#### [AVAILABLE DATA]
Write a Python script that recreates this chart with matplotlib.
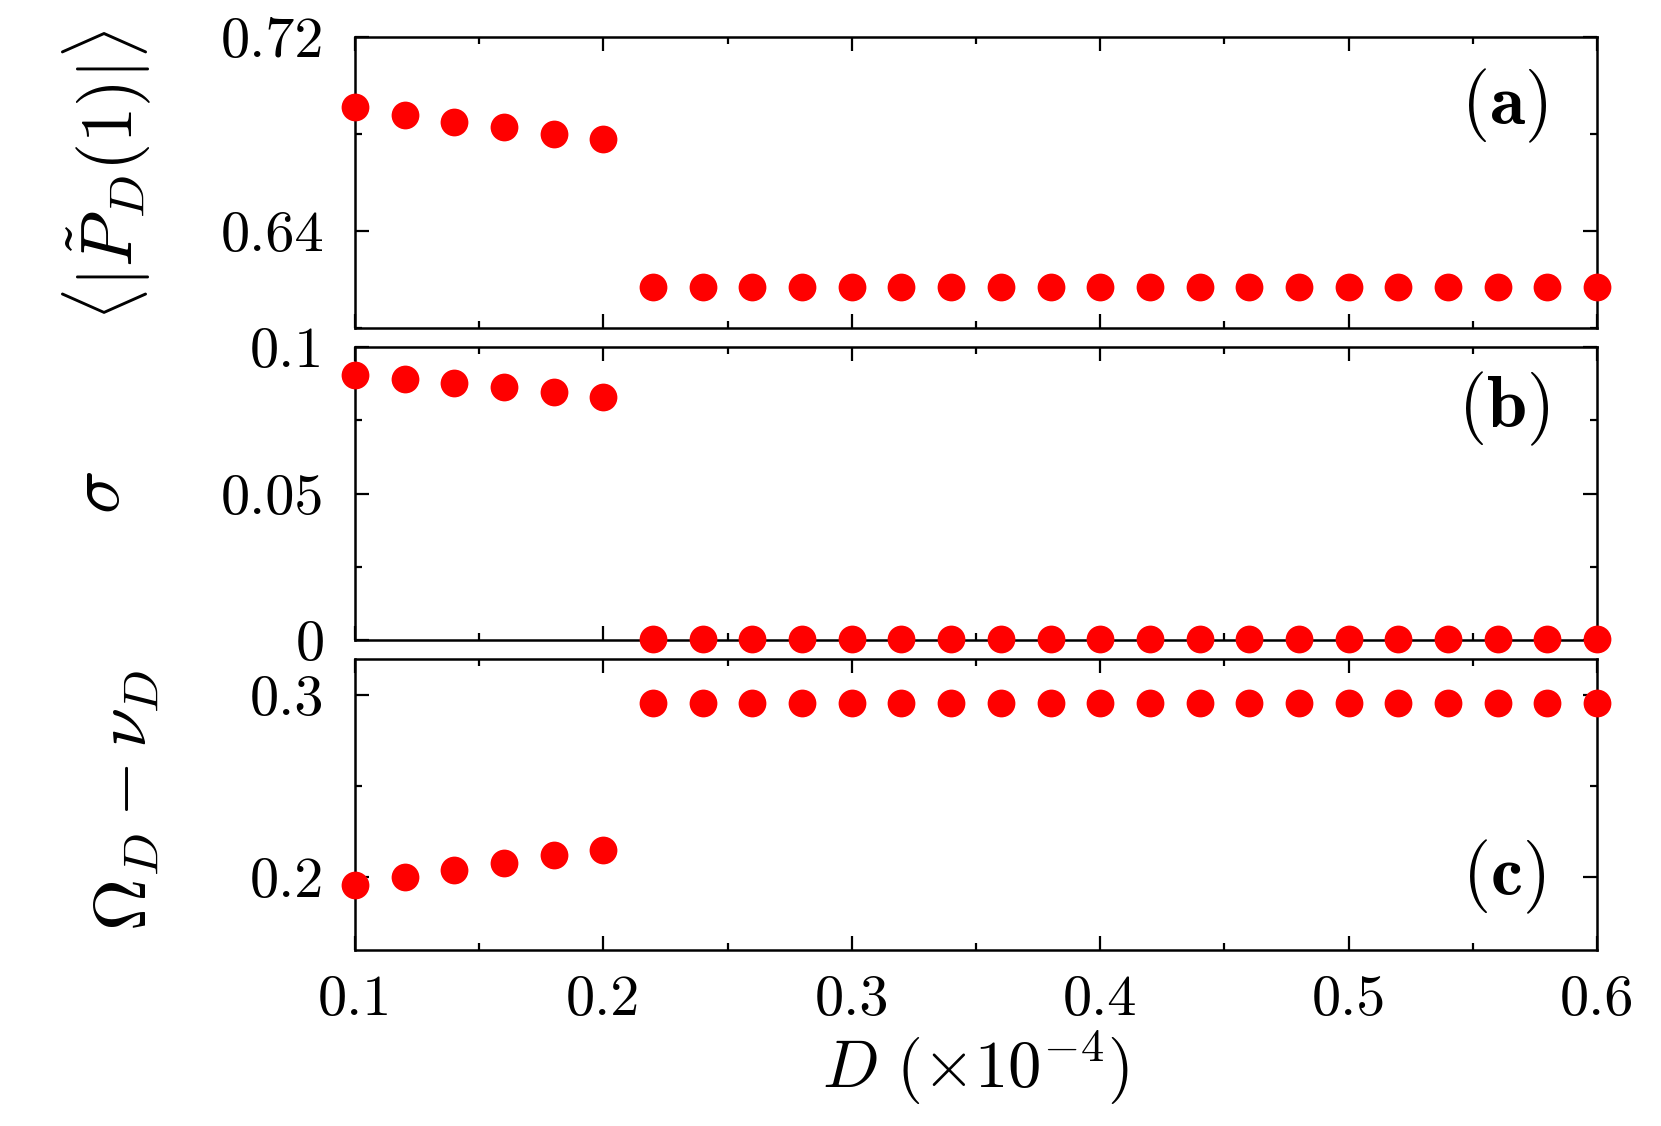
import matplotlib
matplotlib.use("Agg")
import matplotlib.pyplot as plt
from matplotlib.ticker import MultipleLocator

plt.rcParams['font.family'] = 'serif'
plt.rcParams['font.serif'] = ['cmr10']
plt.rcParams['mathtext.fontset'] = 'cm'
plt.rcParams['axes.unicode_minus'] = False

# noise strength D (x1e-4)
D = [0.10, 0.12, 0.14, 0.16, 0.18, 0.20, 0.22, 0.24, 0.26, 0.28, 0.30, 0.32, 0.34,
     0.36, 0.38, 0.40, 0.42, 0.44, 0.46, 0.48, 0.50, 0.52, 0.54, 0.56, 0.58, 0.60]

# (a) mean |P_D(1)|
p_mean = [0.691, 0.688, 0.685, 0.683, 0.680, 0.678,
          0.617, 0.617, 0.617, 0.617, 0.617, 0.617, 0.617, 0.617, 0.617, 0.617,
          0.617, 0.617, 0.617, 0.617, 0.617, 0.617, 0.617, 0.617, 0.617, 0.617]

# (b) sigma
sigma = [0.0905, 0.0891, 0.0877, 0.0862, 0.0846, 0.0830,
         0.0005, 0.0005, 0.0005, 0.0005, 0.0005, 0.0005, 0.0005, 0.0005, 0.0005, 0.0005,
         0.0005, 0.0005, 0.0005, 0.0005, 0.0005, 0.0005, 0.0005, 0.0005, 0.0005, 0.0005]

# (c) Omega_D - nu_D
freq_diff = [0.196, 0.200, 0.204, 0.208, 0.212, 0.215,
             0.296, 0.296, 0.296, 0.296, 0.296, 0.296, 0.296, 0.296, 0.296, 0.296,
             0.296, 0.296, 0.296, 0.296, 0.296, 0.296, 0.296, 0.296, 0.296, 0.296]

x_ticks = [0.1, 0.2, 0.3, 0.4, 0.5, 0.6]
x_ticklabels = ['0.1', '0.2', '0.3', '0.4', '0.5', '0.6']

fig = plt.figure(figsize=(16.61, 11.26), dpi=100)
left, width = 0.2137, 0.7478
ax_a = fig.add_axes([left, 0.7087, width, 0.2583])
ax_b = fig.add_axes([left, 0.4316, width, 0.2602])
ax_c = fig.add_axes([left, 0.1563, width, 0.2584])

panels = [
    (ax_a, p_mean, (0.60, 0.72), [0.64, 0.72], ['0.64', '0.72'], 0.04,
     r'$\langle|\tilde{P}_D(1)|\rangle$', -0.200, 0.526, '(a)', 0.763),
    (ax_b, sigma, (0.0, 0.1), [0.0, 0.05, 0.1], ['0', '0.05', '0.1'], 0.025,
     r'$\sigma$', -0.205, 0.505, '(b)', 0.79),
    (ax_c, freq_diff, (0.16, 0.32), [0.2, 0.3], ['0.2', '0.3'], 0.05,
     r'$\Omega_D-\nu_D$', -0.184, 0.515, '(c)', 0.25),
]

for ax, vals, ylim, yt, ytl, yminor, ylab, lx, ly, tag, ty in panels:
    ax.plot(D, vals, 'o', color='#ff0000', markersize=20, markeredgewidth=0,
            clip_on=False, zorder=5)
    ax.set_xlim(0.1, 0.6)
    ax.set_ylim(*ylim)
    ax.set_xticks(x_ticks)
    ax.xaxis.set_minor_locator(MultipleLocator(0.05))
    ax.set_yticks(yt, ytl)
    ax.yaxis.set_minor_locator(MultipleLocator(yminor))
    ax.tick_params(which='both', direction='in', top=True, right=True,
                   width=1.6, labelsize=42)
    ax.tick_params(which='major', length=10)
    ax.tick_params(which='minor', length=5)
    ax.tick_params(axis='y', pad=22)
    for s in ax.spines.values():
        s.set_linewidth(1.8)
    ax.set_ylabel(ylab, fontsize=52, rotation=90, ha='center', va='center')
    ax.yaxis.set_label_coords(lx, ly)
    ax.text(0.925, ty, r'$\mathbf{' + tag + '}$', transform=ax.transAxes,
            fontsize=52, ha='center', va='center')

ax_a.tick_params(axis='x', labelbottom=False)
ax_b.tick_params(axis='x', labelbottom=False)
ax_c.set_xticks(x_ticks, x_ticklabels)
ax_c.tick_params(axis='x', pad=18)
ax_c.set_xlabel(r'$D\ (\times10^{-4})$', fontsize=48, labelpad=2)

fig.savefig('out.png', dpi=100)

#### [GIVEN TASK]
Leave out any pictures, please, and quote only the lines from the top of the data through the line that contains "ax_c = fig.add_axes([left, 0.1563, width, 0.2584])".

#### [COMPLETED EXERCISE]
Write a Python script that recreates this chart with matplotlib.
import matplotlib
matplotlib.use("Agg")
import matplotlib.pyplot as plt
from matplotlib.ticker import MultipleLocator

plt.rcParams['font.family'] = 'serif'
plt.rcParams['font.serif'] = ['cmr10']
plt.rcParams['mathtext.fontset'] = 'cm'
plt.rcParams['axes.unicode_minus'] = False

# noise strength D (x1e-4)
D = [0.10, 0.12, 0.14, 0.16, 0.18, 0.20, 0.22, 0.24, 0.26, 0.28, 0.30, 0.32, 0.34,
     0.36, 0.38, 0.40, 0.42, 0.44, 0.46, 0.48, 0.50, 0.52, 0.54, 0.56, 0.58, 0.60]

# (a) mean |P_D(1)|
p_mean = [0.691, 0.688, 0.685, 0.683, 0.680, 0.678,
          0.617, 0.617, 0.617, 0.617, 0.617, 0.617, 0.617, 0.617, 0.617, 0.617,
          0.617, 0.617, 0.617, 0.617, 0.617, 0.617, 0.617, 0.617, 0.617, 0.617]

# (b) sigma
sigma = [0.0905, 0.0891, 0.0877, 0.0862, 0.0846, 0.0830,
         0.0005, 0.0005, 0.0005, 0.0005, 0.0005, 0.0005, 0.0005, 0.0005, 0.0005, 0.0005,
         0.0005, 0.0005, 0.0005, 0.0005, 0.0005, 0.0005, 0.0005, 0.0005, 0.0005, 0.0005]

# (c) Omega_D - nu_D
freq_diff = [0.196, 0.200, 0.204, 0.208, 0.212, 0.215,
             0.296, 0.296, 0.296, 0.296, 0.296, 0.296, 0.296, 0.296, 0.296, 0.296,
             0.296, 0.296, 0.296, 0.296, 0.296, 0.296, 0.296, 0.296, 0.296, 0.296]

x_ticks = [0.1, 0.2, 0.3, 0.4, 0.5, 0.6]
x_ticklabels = ['0.1', '0.2', '0.3', '0.4', '0.5', '0.6']

fig = plt.figure(figsize=(16.61, 11.26), dpi=100)
left, width = 0.2137, 0.7478
ax_a = fig.add_axes([left, 0.7087, width, 0.2583])
ax_b = fig.add_axes([left, 0.4316, width, 0.2602])
ax_c = fig.add_axes([left, 0.1563, width, 0.2584])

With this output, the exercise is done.